COLLEGE PARK, Md. — Despite growing concern about the threat posed by orbital debris, and language in U.S. national space policy directing government agencies to study debris cleanup technologies, many in the space community worry that the government is not doing enough to implement that policy.
Some speakers at a workshop held here by the University of Maryland’s Center for Orbital Debris Education and Research (CODER) expressed concern that the government was “backsliding” in its commitment to reducing the growth of orbital debris, let alone tackling the more complex issues of removing orbital debris.
The 2010 National Space Policy directed government agencies to follow orbital debris mitigation guidelines designed to minimize the creation of new debris. The policy also, for the first time, directed NASA and the U.S. Defense Department to study ways to remove existing debris, a concept known as remediation.
“Everybody who’s looked at the problem comes to the same conclusion: If we don’t start removing five to 10 objects per year for the next 100 years, we’ll have an unstable environment,” Donald Kessler, a retired NASA scientist who was one of the pioneers in orbital debris research, said in a keynote talk at the workshop Nov. 18.
NASA and Defense Department officials at the workshop said that despite the policy direction, they have only started to address orbital debris remediation issues. “This past year, we’ve spent a lot of time thinking about remediation,” Thomas Cremins, senior adviser for policy and strategy implementation at NASA, said during a panel session Nov. 18.
However, Cremins added that NASA has decided to focus on early stage technologies that may eventually be useful for debris remediation as well as other applications, including its Asteroid Redirect Mission program, rather than as a separate initiative. “We do not have an active debris remediation program,” he said.
Josef Koller, space policy adviser in the Office of the Secretary of Defense, said an increasing number of companies have discussed orbital debris remediation approaches with his office. While those discussions have yet to lead to formal policies and plans, he said the United States should take a leadership role in international discussions about debris cleanup.
“I think a lot of countries are looking to us for leadership: How do we solve not only the technical questions but also the legal questions?” he said.

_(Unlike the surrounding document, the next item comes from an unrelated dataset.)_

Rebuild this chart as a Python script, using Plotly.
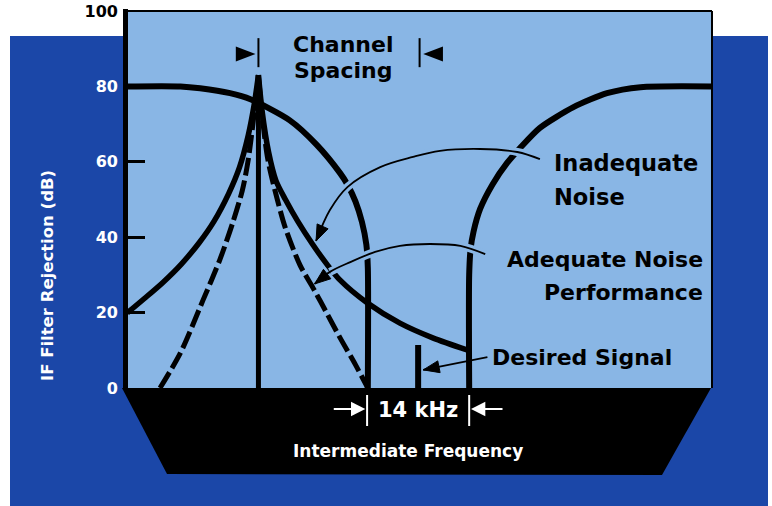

The Defense Department and other agencies have instead focused their attention on debris mitigation efforts. Koller said his office was working to limit the exemptions to current debris guidelines that it grants to its missions. “The goal really is to start drawing down those granted exemptions and, by 2018, have a zero environment for granted exemptions,” he said.
Other agencies also implement debris mitigation guidelines, either for their own satellites or those over which they have regulatory oversight. The Federal Communications Commission (FCC), for example, requires companies whose satellites it licenses to follow those guidelines.
“The FCC, at one time, was very aggressive in its enforcement” of the orbital debris guidelines, James Dunstan, founder of Mobius Legal Group, said in a Nov. 19 keynote at the CODER workshop. He cited, as one example, the FCC’s rejecting a license application because it lacked sufficient detail in its orbital debris mitigation plan.
Dunstan said he believed that this strong enforcement was linked to the 2007 test of a Chinese anti-satellite (ASAT) weapon and the 2009 collision of an Iridium and Russian Cosmos satellite; both incidents created significant debris. That enforcement, he argued, has lagged as those incidents faded into the past.
“I would contend that there has been significant backsliding since 2010, since the fear of Iridium/Cosmos and the Chinese ASAT have gone away,” he said. He noted the FCC recently allowed Iridium to amend its orbital debris plan to allow several satellites that had exhausted their fuel to naturally deorbit over 25 years, rather than actively deorbit over several months.
The workshop discussed a number of technical concepts for orbital debris cleanup, from tugs that would move defunct satellites to a laser that nudges smaller pieces of debris into lower orbits. Even engineers there, though, acknowledged that orbital debris cleanup was not solely a technical problem.
“It’s going to be a little hard for some of us to stand back and let lawyers and policy people get involved and start telling us how to solve the problem,” said Eric Sundberg, principal scientist at the Aerospace Corp., in a Nov. 19 panel presentation on remediation technologies.